To go back to the beginning of the episode, it’s true that I haven’t been inclined to cut Soo-ah any slack for some time, and doubted that any kind of redemption for her would be satisfying enough to make me give her another chance. But I have to admit, as Saya said, that seeing Soo-ah saved instead of redeemed makes a lot of difference. She didn’t do anything to deserve forgiveness, and truly, there’s nothing she could do to deserve it. But for the other kids to decide to save and forgive her anyway — now that’s a horse of a different color. That says more about the other cheerleading club members than Soo-ah herself, but for Soo-ah to genuinely want to take the hand they reached out to her, and gather the courage to do so, is what made me change my mind and decide she deserves another shot. She’s not saying, “Look, I did some random good thing so I deserve to be forgiven.” She knows she doesn’t deserve it, and goes to them with a humble heart and a willing spirit. That’s much harder than making some grand gesture, and proves that she’s truly sorry and that she won’t fall back to her old ways.
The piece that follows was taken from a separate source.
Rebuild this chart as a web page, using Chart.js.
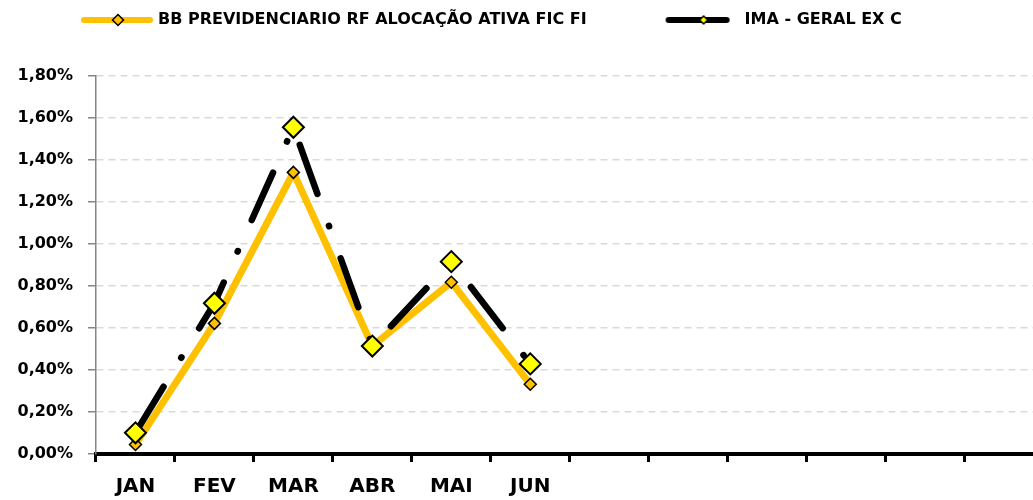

Aside from being upset with his behavior int he last few minutes of the episode, I adore how completely out of his element Yeol is when it comes to dating. It’s doubly cute since he’s got such a reputation for being a ladies’ man. He’s so jealous of any contact Yeon-doo has with other guys, though it’s not the possessive, angry kind of jealousy, more like he just wants her to choose to hang out with him first. But good for her, for not ditching her existing friends just because she got a boyfriend, and for letting that boyfriend know that she has every intention of treating her old friends exactly as she has always done. He clearly has NO idea how to do this “you’re my girl but you have your own life too” thing, and thank goodness Yeon-doo’s reaction is just to laugh at how cute he is and not give his jealousy any weight. She has her head on straight and keeps her loyalties, and knows that it’s Yeol’s attitude that has to change and not her own friendships, which is super healthy of her.
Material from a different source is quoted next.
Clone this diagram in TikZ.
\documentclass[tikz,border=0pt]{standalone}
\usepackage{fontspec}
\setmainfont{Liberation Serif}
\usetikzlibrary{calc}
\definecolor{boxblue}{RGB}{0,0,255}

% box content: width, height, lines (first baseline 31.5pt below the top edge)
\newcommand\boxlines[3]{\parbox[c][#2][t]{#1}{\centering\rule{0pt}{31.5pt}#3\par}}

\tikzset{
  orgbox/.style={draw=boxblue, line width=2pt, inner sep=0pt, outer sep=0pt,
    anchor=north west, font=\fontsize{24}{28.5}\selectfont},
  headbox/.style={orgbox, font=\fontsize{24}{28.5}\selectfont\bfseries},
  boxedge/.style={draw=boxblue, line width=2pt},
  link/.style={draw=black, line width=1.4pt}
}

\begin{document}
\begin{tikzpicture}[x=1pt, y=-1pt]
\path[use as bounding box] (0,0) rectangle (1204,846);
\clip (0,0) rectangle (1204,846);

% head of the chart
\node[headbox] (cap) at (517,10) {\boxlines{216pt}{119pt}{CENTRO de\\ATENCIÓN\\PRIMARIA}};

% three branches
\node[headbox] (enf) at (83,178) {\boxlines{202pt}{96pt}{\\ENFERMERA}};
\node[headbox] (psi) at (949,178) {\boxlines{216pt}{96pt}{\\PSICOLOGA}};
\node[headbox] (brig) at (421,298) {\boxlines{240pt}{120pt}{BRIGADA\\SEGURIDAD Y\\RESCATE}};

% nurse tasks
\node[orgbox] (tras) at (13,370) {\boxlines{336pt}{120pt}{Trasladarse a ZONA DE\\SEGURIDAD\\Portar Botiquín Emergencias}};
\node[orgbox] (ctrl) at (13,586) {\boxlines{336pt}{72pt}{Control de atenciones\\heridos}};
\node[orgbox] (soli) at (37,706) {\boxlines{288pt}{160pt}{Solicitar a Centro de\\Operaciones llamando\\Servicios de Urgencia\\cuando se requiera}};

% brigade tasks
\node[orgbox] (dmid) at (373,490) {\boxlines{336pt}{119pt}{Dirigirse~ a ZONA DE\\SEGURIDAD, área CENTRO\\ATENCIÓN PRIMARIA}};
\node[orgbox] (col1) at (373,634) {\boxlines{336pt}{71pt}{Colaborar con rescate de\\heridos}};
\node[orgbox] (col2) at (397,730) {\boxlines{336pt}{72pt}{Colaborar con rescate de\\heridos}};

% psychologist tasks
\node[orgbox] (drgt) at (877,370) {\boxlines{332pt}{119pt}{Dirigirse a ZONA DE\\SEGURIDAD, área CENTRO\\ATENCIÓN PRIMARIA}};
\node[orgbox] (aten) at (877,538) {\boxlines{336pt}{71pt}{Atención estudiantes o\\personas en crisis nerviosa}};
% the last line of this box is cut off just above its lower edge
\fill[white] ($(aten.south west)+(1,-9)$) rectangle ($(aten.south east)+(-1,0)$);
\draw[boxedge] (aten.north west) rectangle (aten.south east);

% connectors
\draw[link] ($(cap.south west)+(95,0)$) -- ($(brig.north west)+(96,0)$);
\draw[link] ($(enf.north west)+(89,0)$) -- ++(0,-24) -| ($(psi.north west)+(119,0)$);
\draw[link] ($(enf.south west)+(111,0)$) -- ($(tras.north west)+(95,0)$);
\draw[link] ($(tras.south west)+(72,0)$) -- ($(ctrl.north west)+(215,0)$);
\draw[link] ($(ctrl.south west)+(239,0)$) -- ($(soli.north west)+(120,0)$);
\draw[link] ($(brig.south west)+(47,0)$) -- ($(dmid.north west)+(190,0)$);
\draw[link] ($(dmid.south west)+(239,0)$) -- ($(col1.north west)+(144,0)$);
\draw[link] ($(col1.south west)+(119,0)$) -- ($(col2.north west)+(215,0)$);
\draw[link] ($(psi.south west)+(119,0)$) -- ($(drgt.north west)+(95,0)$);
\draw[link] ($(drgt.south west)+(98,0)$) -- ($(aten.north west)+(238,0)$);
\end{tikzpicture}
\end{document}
But… that jealousy (cute as it is, for now) coupled with Yeol’s behavior when he found out his father is dating, is pretty problematic. Yeol’s one drawback is that he’s still very immature, as he demonstrated by insisting his father not date Yeon-doo’s mom. Maybe it comes down to a difference in culture, but I don’t think a parent has an obligation to consult his child (especially an almost-grown child) on who he can or cannot date. Ask their opinion, yes, but the child has no right to veto a parent’s choice just because they don’t like the idea of their parent dating. For Yeol to demand that his father break up with Yeon-doo’s mom, just because he didn’t talk to him first, is pretty selfish and not well done of him. He’s got a long way to go to understand how dating works, for himself AND for others.
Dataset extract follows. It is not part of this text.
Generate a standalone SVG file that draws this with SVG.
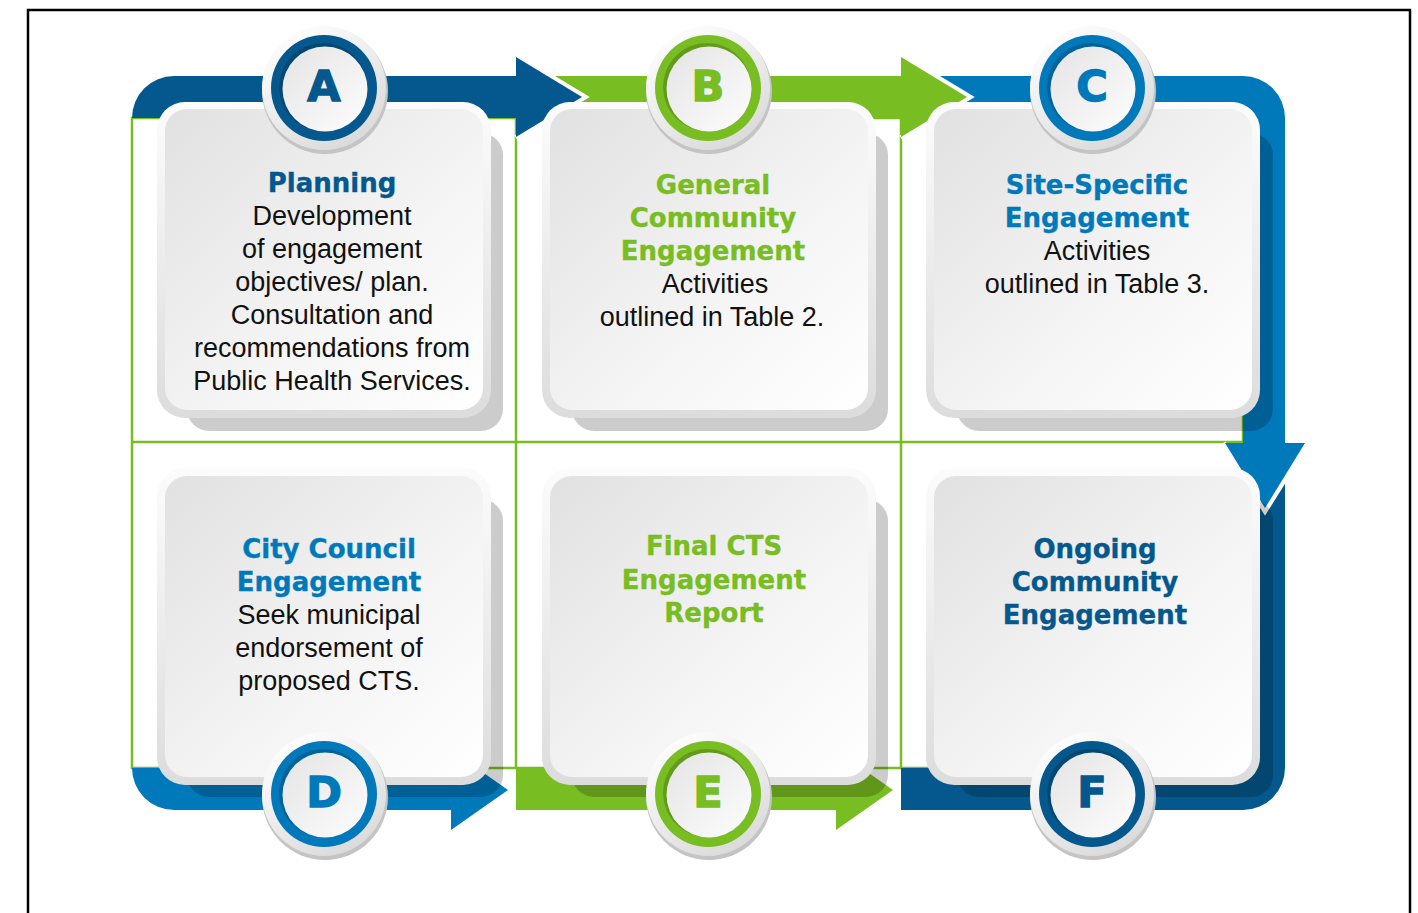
<svg xmlns="http://www.w3.org/2000/svg" width="1418" height="913" viewBox="0 0 1418 913">
<defs>
<linearGradient id="rim" x1="0" y1="0" x2="0" y2="1"><stop offset="0" stop-color="#fcfcfc"/><stop offset="1" stop-color="#dcdcdc"/></linearGradient>
<linearGradient id="face" x1="0" y1="0" x2="1" y2="1"><stop offset="0" stop-color="#e1e1e1"/><stop offset="0.6" stop-color="#f5f5f5"/><stop offset="1" stop-color="#ffffff"/></linearGradient>
<linearGradient id="disc" x1="0.2" y1="0" x2="0.8" y2="1"><stop offset="0" stop-color="#ffffff"/><stop offset="1" stop-color="#d8d8d8"/></linearGradient>
<linearGradient id="inner" x1="0" y1="0" x2="1" y2="1"><stop offset="0" stop-color="#e4e4e4"/><stop offset="1" stop-color="#fdfdfd"/></linearGradient>
<style>
.grid{stroke:#78bd21;stroke-width:2.5;fill:none}
.rim{fill:url(#rim)}
.face{fill:url(#face)}
.shadow{fill:#000;fill-opacity:0.2}
.cshadow{fill:#c4c4c4}
.disc{fill:url(#disc)}
.inner{fill:url(#inner)}
.ishade{fill:#000;fill-opacity:0.18}
.wedge{fill:none;stroke:#fff;stroke-width:6;stroke-linejoin:miter}
.t{font-family:"DejaVu Sans",sans-serif;font-weight:bold;font-size:26px;text-anchor:middle;stroke-width:0.35}
.b{font-family:"Liberation Sans",Arial,sans-serif;font-size:27px;text-anchor:middle;fill:#111}
.L{font-family:"DejaVu Sans",sans-serif;font-weight:bold;font-size:43px;text-anchor:middle;stroke-width:1.4}
.dk{fill:#04588d}.lt{fill:#0079bb}.gr{fill:#78bd21}
text.dk{stroke:#04588d}text.lt{stroke:#0079bb}text.gr{stroke:#78bd21}
</style>
</defs>
<rect x="0" y="0" width="1418" height="913" fill="#fff"/>
<rect x="28" y="10" width="1382" height="930" fill="none" stroke="#000" stroke-width="2.5"/>

<g id="grid">
<rect class="grid" x="132" y="118" width="1111" height="650"/>
<line class="grid" x1="516" y1="118" x2="516" y2="768"/>
<line class="grid" x1="901" y1="118" x2="901" y2="768"/>
<line class="grid" x1="132" y1="442" x2="1243" y2="442"/>
</g>

<g id="connectors">
<path class="dk" d="M132,118 A42,42 0 0 1 174,76 H520 V118 Z"/>
<path class="gr" d="M516,76 H905 V118 H516 Z"/>
<path class="wedge" d="M516,56 L584,97 L516,138"/>
<polygon class="dk" points="516,57 582,97 516,137"/>
<path class="lt" d="M901,76 H1243 A42,42 0 0 1 1285,118 V445 H1243 V118 H901 Z"/>
<path class="wedge" d="M901,56 L969,97 L901,138"/>
<polygon class="gr" points="901,57 967,97 901,137"/>
<path class="dk" d="M1243,443 H1285 V768 A42,42 0 0 1 1243,810 H901 V768 H1243 Z"/>
<path class="wedge" d="M1223,443 L1265,510 L1307,443"/>
<polygon class="lt" points="1225,443 1305,443 1265,508"/>
<path class="gr" d="M516,768 H840 V810 H516 Z"/>
<polygon class="gr" points="836,750 893,790 836,830"/>
<path class="lt" d="M132,768 A42,42 0 0 0 174,810 H455 V768 Z"/>
<polygon class="lt" points="451,750 508,790 451,830"/>
</g>

<g id="nodeA">
<rect class="shadow" x="187" y="133" width="316" height="298" rx="22"/>
<rect class="rim" x="157" y="102" width="334" height="316" rx="28"/>
<rect class="face" x="165" y="109" width="318" height="301" rx="22"/>
<circle class="cshadow" cx="325" cy="91" r="63"/>
<circle class="disc" cx="324" cy="88" r="62"/>
<circle class="dk" cx="324" cy="88" r="53"/>
<circle class="ishade" cx="323" cy="87" r="44"/>
<circle class="inner" cx="325" cy="89" r="42.5"/>
<text class="L dk" x="324" y="101">A</text>
<text class="t dk" x="332" y="192">Planning</text>
<text class="b" x="332" y="225">Development</text>
<text class="b" x="332" y="258">of engagement</text>
<text class="b" x="332" y="291">objectives/ plan.</text>
<text class="b" x="332" y="324">Consultation and</text>
<text class="b" x="332" y="357">recommendations from</text>
<text class="b" x="332" y="390">Public Health Services.</text>
</g>

<g id="nodeB">
<rect class="shadow" x="572" y="133" width="316" height="298" rx="22"/>
<rect class="rim" x="542" y="102" width="334" height="316" rx="28"/>
<rect class="face" x="550" y="109" width="318" height="301" rx="22"/>
<circle class="cshadow" cx="709" cy="91" r="63"/>
<circle class="disc" cx="708" cy="88" r="62"/>
<circle class="gr" cx="708" cy="88" r="53"/>
<circle class="ishade" cx="707" cy="87" r="44"/>
<circle class="inner" cx="709" cy="89" r="42.5"/>
<text class="L gr" x="708" y="101">B</text>
<text class="t gr" x="713" y="194">General</text>
<text class="t gr" x="713" y="227">Community</text>
<text class="t gr" x="713" y="260">Engagement</text>
<text class="b" x="715" y="293">Activities</text>
<text class="b" x="712" y="326">outlined in Table 2.</text>
</g>

<g id="nodeC">
<rect class="shadow" x="957" y="133" width="316" height="298" rx="22"/>
<rect class="rim" x="926" y="102" width="334" height="316" rx="28"/>
<rect class="face" x="934" y="109" width="318" height="301" rx="22"/>
<circle class="cshadow" cx="1093" cy="91" r="63"/>
<circle class="disc" cx="1092" cy="88" r="62"/>
<circle class="lt" cx="1092" cy="88" r="53"/>
<circle class="ishade" cx="1091" cy="87" r="44"/>
<circle class="inner" cx="1093" cy="89" r="42.5"/>
<text class="L lt" x="1092" y="101">C</text>
<text class="t lt" x="1097" y="194">Site-Specific</text>
<text class="t lt" x="1097" y="227">Engagement</text>
<text class="b" x="1097" y="260">Activities</text>
<text class="b" x="1097" y="293">outlined in Table 3.</text>
</g>

<g id="nodeD">
<rect class="shadow" x="187" y="499" width="316" height="298" rx="22"/>
<rect class="rim" x="157" y="468" width="334" height="317" rx="28"/>
<rect class="face" x="165" y="476" width="318" height="301" rx="22"/>
<circle class="cshadow" cx="325" cy="797" r="63"/>
<circle class="disc" cx="324" cy="794" r="62"/>
<circle class="lt" cx="324" cy="794" r="53"/>
<circle class="ishade" cx="323" cy="793" r="44"/>
<circle class="inner" cx="325" cy="795" r="42.5"/>
<text class="L lt" x="324" y="807">D</text>
<text class="t lt" x="329" y="558">City Council</text>
<text class="t lt" x="329" y="591">Engagement</text>
<text class="b" x="329" y="624">Seek municipal</text>
<text class="b" x="329" y="657">endorsement of</text>
<text class="b" x="329" y="690">proposed CTS.</text>
</g>

<g id="nodeE">
<rect class="shadow" x="572" y="499" width="316" height="298" rx="22"/>
<rect class="rim" x="542" y="468" width="334" height="317" rx="28"/>
<rect class="face" x="550" y="476" width="318" height="301" rx="22"/>
<circle class="cshadow" cx="709" cy="797" r="63"/>
<circle class="disc" cx="708" cy="794" r="62"/>
<circle class="gr" cx="708" cy="794" r="53"/>
<circle class="ishade" cx="707" cy="793" r="44"/>
<circle class="inner" cx="709" cy="795" r="42.5"/>
<text class="L gr" x="708" y="807">E</text>
<text class="t gr" x="714" y="555">Final CTS</text>
<text class="t gr" x="714" y="589">Engagement</text>
<text class="t gr" x="714" y="622">Report</text>
</g>

<g id="nodeF">
<rect class="shadow" x="957" y="499" width="316" height="298" rx="22"/>
<rect class="rim" x="926" y="468" width="334" height="317" rx="28"/>
<rect class="face" x="934" y="476" width="318" height="301" rx="22"/>
<circle class="cshadow" cx="1093" cy="797" r="63"/>
<circle class="disc" cx="1092" cy="794" r="62"/>
<circle class="dk" cx="1092" cy="794" r="53"/>
<circle class="ishade" cx="1091" cy="793" r="44"/>
<circle class="inner" cx="1093" cy="795" r="42.5"/>
<text class="L dk" x="1092" y="807">F</text>
<text class="t dk" x="1095" y="558">Ongoing</text>
<text class="t dk" x="1095" y="591">Community</text>
<text class="t dk" x="1095" y="624">Engagement</text>
</g>
</svg>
But considering that one of the couples will have to give up their relationship in order for the other to survive, it’s definitely not an easy situation for any of them. I have no idea how they can solve this without one of the couples getting hurt, and I’m nervous that there’s only one episode left in which to do it. But this show has led us into situations that seem to have no good solution before and managed to get everyone out the other side safely, so I’m choosing to trust the show one last time. Don’t let me down!